Les familles sont souvent dépourvues de ressources face aux troubles de comportement que présente leur enfant. C’est auprès du médecin généraliste qu’elles vont alors chercher des réponses, dans la proximité. Le médecin les oriente vers les centres médico-psychologiques (CMP) et les centres médico-psycho-pédagogiques (CMPP), qui assurent une prise en charge pluridisciplinaire de qualité et couverte financièrement par l’assurance maladie et qui constituent les pièces maîtresses de la sectorisation.
Les CMP accueillent également les mineurs relevant des services de la protection de l’enfance – en France, ils sont près de 300 000. Parce qu’ils ont subi des maltraitances et/ou des négligences, ces mineurs présentent deux à trois fois plus de risques de souffrir de troubles psychiques que la population générale.
Or, alors que les demandes explosent, ces structures d’accueil voient, elles aussi, leurs moyens réduits comme peau de chagrin et elles subissent des regroupements qui non seulement les éloignent de leurs patients, mais risquent aussi de provoquer des ruptures de soins. La réduction de leurs moyens a un impact sur la qualité des soins et la longueur des délais d’attente fait subir une perte de sens à la démarche, voire une moindre adhésion au dispositif thérapeutique.

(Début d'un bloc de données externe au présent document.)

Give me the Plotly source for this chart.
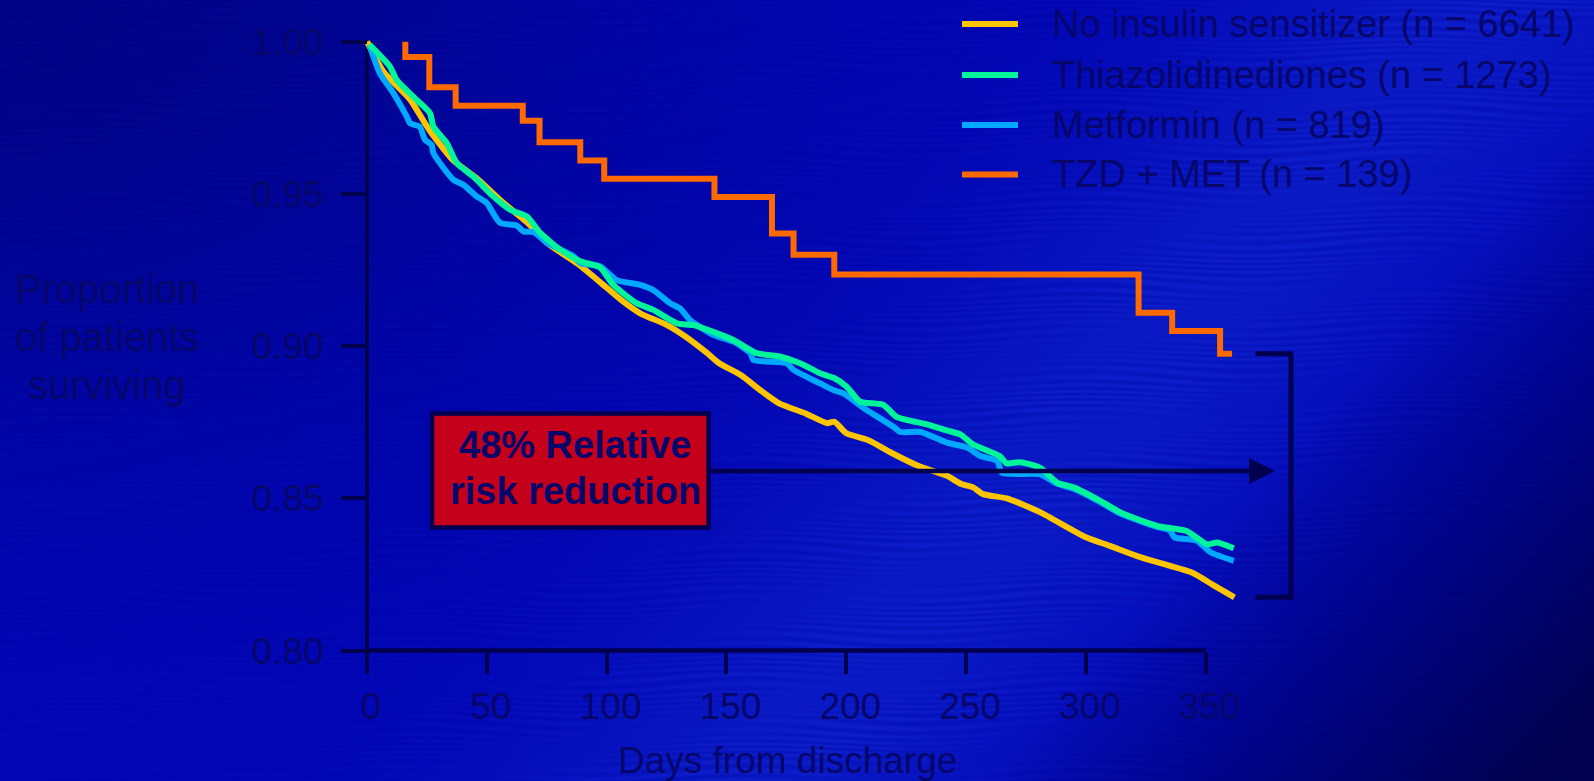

Par ailleurs, comme l’a souligné ma collègue Laurence Cohen, le fonctionnement de ces structures se voit de plus en plus menacé par la pénurie de professionnels. En effet, les métiers clés – pédopsychiatres, orthophonistes, psychomotriciens – sont de plus en plus en tension, et ce pour des raisons multiples. En 2016, on comptait en moyenne en France 4 professionnels pour 100 000 habitants âgés de 0 à 20 ans ; 14 départements ne comptaient aucun pédopsychiatre et l’âge moyen de ces professionnels était de 62 ans. Il est nécessaire de renforcer l’attractivité de ces centres, en réajustant la grille de salaire, peu attractive pour les professionnels de santé.
Quant au rôle de la médecine scolaire dans le dépistage et la prévention des troubles pédopsychiatriques, j’aimerais rappeler que, dans le Nord, l’inspection académique faisait état, en 2018, de 40 postes de médecins scolaires vacants sur un total de 80.
Le manque de pédopsychiatres est lourd de conséquences, tant dans la pratique médicale que dans l’enseignement et la recherche. Si les postes vacants dans les services de pédopsychiatrie sont parfois occupés par des psychiatres pour adultes qui n’ont pas la formation adéquate, la situation est toutefois très problématique en ce qui concerne l’enseignement et la recherche, qui s’en trouvent fortement affaiblis.
Les professionnels de santé s’interrogent sur l’avenir et la pérennité de leur discipline : comment intéresser les étudiants en médecine à une spécialité qu’ils n’étudieront que peu lors de leur cursus général ? Comment faire évoluer les traitements et les prises en charge, alors que les crédits pour la recherche sont en berne ?
Il faut pérenniser les moyens des structures d’accueil, renforcer une politique de santé mentale infantile fondée sur la prévention et le soin. Pour cela, monsieur le secrétaire d’État, il faut arrêter les restrictions budgétaires et débloquer les moyens financiers et humains qui s’imposent. L’urgence est donc de passer du constat aux actes et des paroles aux décisions !
J’espère que ce débat, dont mon groupe est à l’initiative, contribuera à ce que votre gouvernement prenne enfin la mesure de la gravité de la situation de la pédopsychiatrie et mette en place un véritable plan de sauvetage de ce secteur.